In my blog, The Ghost of Kotel Future, I described how we received a letter from Rabinowitz, just days before Rosh Hodesh Av, asking us to give up our cause and let him run the Kotel as he sees fit. We did not accede to his request so we went to the Kotel to pray. The goon squad was ready for us. They searched us and our belongings looking for a hidden Torah. I wrote: “The restrictions, enforced by a very large intimidating man, kept coming. Journalists were told that they could not bring cameras in without prior permission from the Western Wall Heritage Foundation. We waited at the entrance and were not allowed to enter until the police commander who oversees the area intervened.” We were not aware at the time that Rachel Cohen Yeshurun had been arrested for trying to bring a Torah in – something that is allowed according to the 2013 Sobel Decision.

We dedicated our Rosh Hodesh Elul service to the memory of Shira Banki Z”L, the young woman murdered at the Jerusalem Pride March by a religious extremist. But that didn’t stop the extremist goon squad from trying to prevent us from bringing in Shofarot and siddurim. Our Torah was already brought in overnight.

That month, like the last, our service was marred by increased incitement and hatred. Men yelled, “Your actions are sacrilege and punishable by death.”

By Rosh Hashana, the country has been gripped by what has been called the Jerusalem Intifada or the Facebook Intifada. In deference to the police and soldiers who have been keeping us safe, we chose not to try to bring a Torah into the plaza. This sadly did not stop the religious minister’s attacks against us or ease up our treatment as we go through security.

We all needed some Hanukah light to help lift the gloom. In 2014, we asked Rabinowitz to include women in the Kotel menorah lighting. He refused and we brought our own to light. This year, three MK’s, Tamar Zandberg, Michal Rozin, and Ksenia Svetlova wrote a letter to Rabinowitz allow the participation of women or to place a large hanukia in the women’s section so that women could hold their own ceremony. He said no.

On November 22, WOW board member Adv. Riki Shapira wrote to the Attorney General Yehuda Weinstein saying that the exclusion of women from the national Hanukah candle lighting ceremony is discrimination. The Assistant Attorney General agreed and said that women must be included this year. Rabbi Rabinowitz did not obey and still held the lighting in the men’s section and had a smaller, second lighting where he invited some silent women who were not allowed to bless the candles.
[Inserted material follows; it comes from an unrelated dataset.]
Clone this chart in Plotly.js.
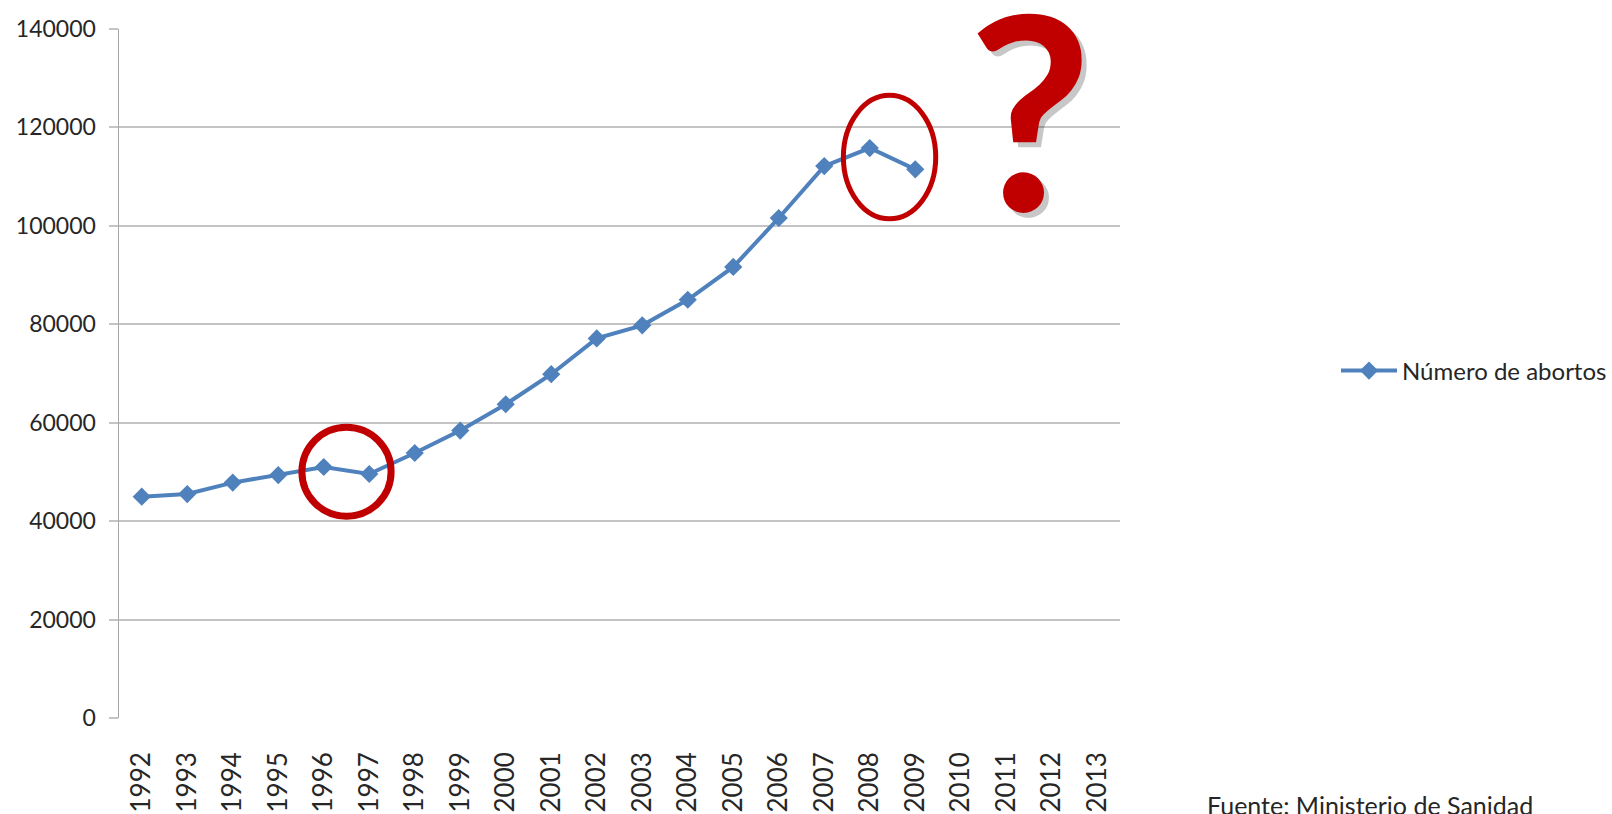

Also in November, Susan Weiss (Center for Women’s Justice) filed a Supreme Court petition against the Western Wall Heritage Foundation’s ban on Torah reading for women at the Kotel.

On the last Rosh Hodesh of 2015, the weather was horrible with steady rain but Women of the Wall was there, as we have been for 27 years. We come in the winter snow and rain, in the summer heat, during times of war, and during three intifadas. We come to pray. And we come so that our daughters can pray freely at the Kotel, in tallit, in tefillin and with a Torah, if that is their choice. The Kotel belongs to women, too.